Dr Shane Reti: National's health spokesman on Parliament's Health Select Committee resuming

Published: Aug. 25, 2020, 9:49 p.m.

A majority of Parliament is now calling for the Health Select Committee to be reconvened so MPs can grill key health officials overseeing the Covid-19 response.
In a rare showing of unity, both National and New Zealand First agree that MPs on the committee should come back to Wellington, in light of Auckland's level 3 extension decision.
But the Greens are not so sure; in fact its co-leader James Shaw said both parties were "grandstanding", given the committee would only be sitting for four days.
National and NZ First have argued that MPs should have the right to ask questions of health officials, such as director-general of health Dr Ashley Bloomfield, at the committee.

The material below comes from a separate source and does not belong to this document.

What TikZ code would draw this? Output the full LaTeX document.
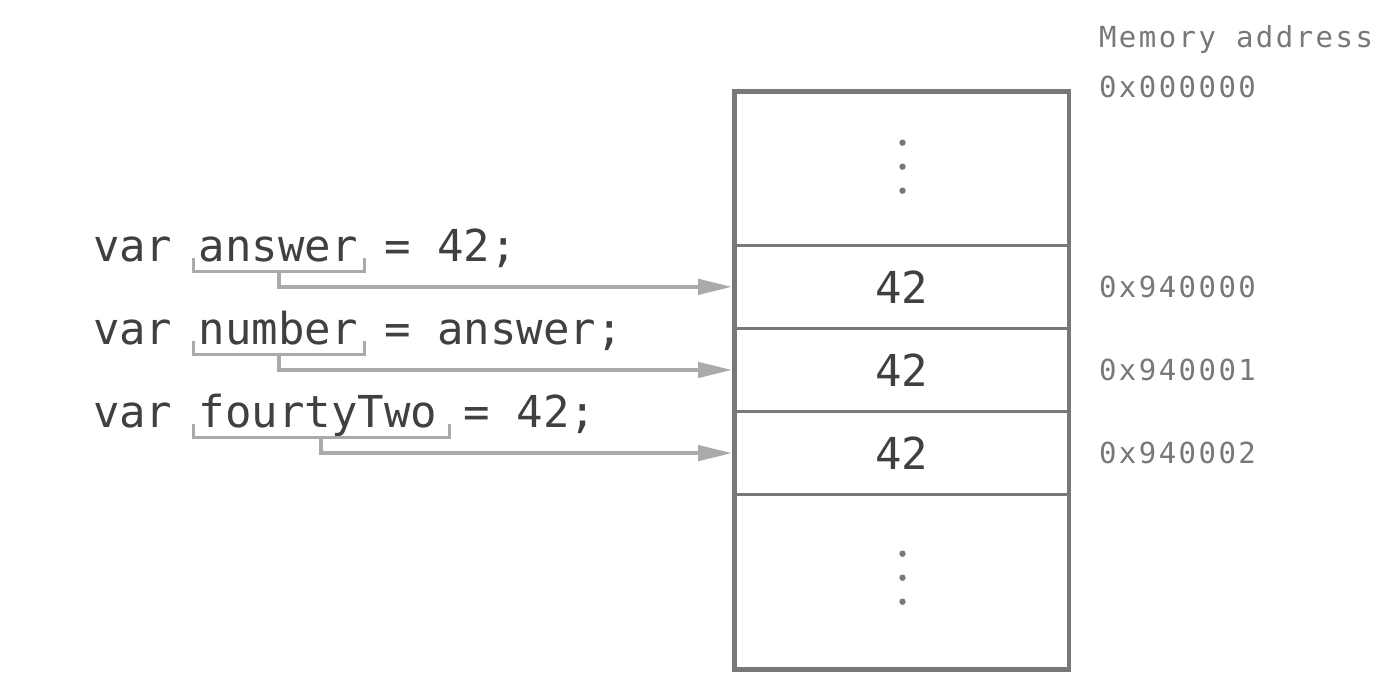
\documentclass[tikz,border=0pt]{standalone}
\usepackage{fontspec}
\newfontfamily\codefont{DejaVu Sans Mono}
\newfontfamily\addrfont[LetterSpace=8.5]{DejaVu Sans Mono}
\usetikzlibrary{arrows.meta}
\definecolor{codegray}{HTML}{404040}
\definecolor{boxgray}{HTML}{787878}
\definecolor{arrowgray}{HTML}{AAAAAA}
\begin{document}
\begin{tikzpicture}[x=0.5pt,y=-0.5pt,
  code/.style={anchor=base west, inner sep=0pt, outer sep=0pt, font=\codefont\fontsize{22}{26}\selectfont, text=codegray},
  addr/.style={anchor=west, inner sep=0pt, outer sep=0pt, font=\addrfont\fontsize{14.5}{17}\selectfont, text=boxgray},
  cell/.style={draw=boxgray, line width=1.35pt, minimum width=167.25pt, inner sep=0pt, outer sep=0pt, anchor=north, font=\codefont\fontsize{22}{26}\selectfont, text=codegray},
  bracket/.style={draw=arrowgray, line width=1.5pt},
  ptr/.style={draw=arrowgray, line width=2pt, shorten >=1.2pt, -{Triangle[length=17pt,width=7.6pt]}},
  dotmark/.style={fill=boxgray},
]
\useasboundingbox (0,0) rectangle (1400,700);

% memory cells
\node[cell, minimum height=76.9pt] (top) at (901.75,91.5) {};
\node[cell, minimum height=41.55pt] (c1) at (top.south) {42};
\node[cell, minimum height=41.55pt] (c2) at (c1.south) {42};
\node[cell, minimum height=41.6pt] (c3) at (c2.south) {42};
\node[cell, minimum height=87.4pt] (bot) at (c3.south) {};
\draw[boxgray, line width=2.35pt] (top.north west) rectangle (bot.south east);

% vertical ellipses
\foreach \yy in {142.7,166.7,190.7,553.7,577.7,601.7}
  \fill[dotmark] (902.5,\yy) circle[radius=1.6pt];

% addresses
\coordinate (ax) at (1099,0);
\node[addr, anchor=base west] (mh) at (1099,48) {Memory address};
\node[addr, anchor=base west] (a0) at (1099,98) {0x000000};
\node[addr] (a1) at (ax |- c1.center) {0x940000};
\node[addr] (a2) at (ax |- c2.center) {0x940001};
\node[addr] (a3) at (ax |- c3.center) {0x940002};

% code lines
\node[code] (l1) at (93,261) {var answer = 42;};
\node[code] (l2) at (93,344) {var number = answer;};
\node[code] (l3) at (93,427) {var fourtyTwo = 42;};

% brackets
\draw[bracket] (193,258) -- (193,271.5) -- (364,271.5) -- (364,258);
\draw[bracket] (193,341) -- (193,354.5) -- (364,354.5) -- (364,341);
\draw[bracket] (193,424) -- (193,437.5) -- (449,437.5) -- (449,424);
\coordinate (s1) at (279,271.5);
\coordinate (s2) at (279,354.5);
\coordinate (s3) at (321,437.5);

% pointers
\draw[ptr] (s1) |- (c1);
\draw[ptr] (s2) |- (c2);
\draw[ptr] (s3) |- (c3);
\end{tikzpicture}
\end{document}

Although Parliament was reconvened after Prime Minister Jacinda Ardern delayed the election, select committees are not sitting.
National's health spokesman Dr Shane Reti said that given this, the committee also needs to come back.
"Kiwis, who have already sacrificed so much, deserve answers as to why they were forced into lockdown again. The Health Select Committee is the best way to find those answers," he said.
New Zealand First leader Winston Peters agrees.
"It's logical for the Health Select Committee to meet to canvass the advice of the director general of health and other senior officials pertaining to the alert level decisions taken by Cabinet on 24 August."
Reti wrote to the committee's chair, Labour's Louisa Wall, asking for the committee to be reconvened.
According to Ardern, bringing the committee back is a decision for Wall.
Wall has been approached for comment.
Speaking to media this afternoon, Ardern said neither National nor NZ First raised this as an issue when she spoke to their leaders before she announced the election's delay.
She said both parties were more focused on having Question Time – which occurs in the House three days a week at 2pm.
In fact, Ardern said that when she spoke to National leader Judith Collins, she had no desire to reconvene the Epidemic Select Committee – the bipartisan group of MPs who questioned officials during the first lockdown.
Shaw was more critical.
"Given that National can't ask all of its allocation of questions during Question Time, suggesting that we reconvene the health select committee for four days is probably just grandstanding."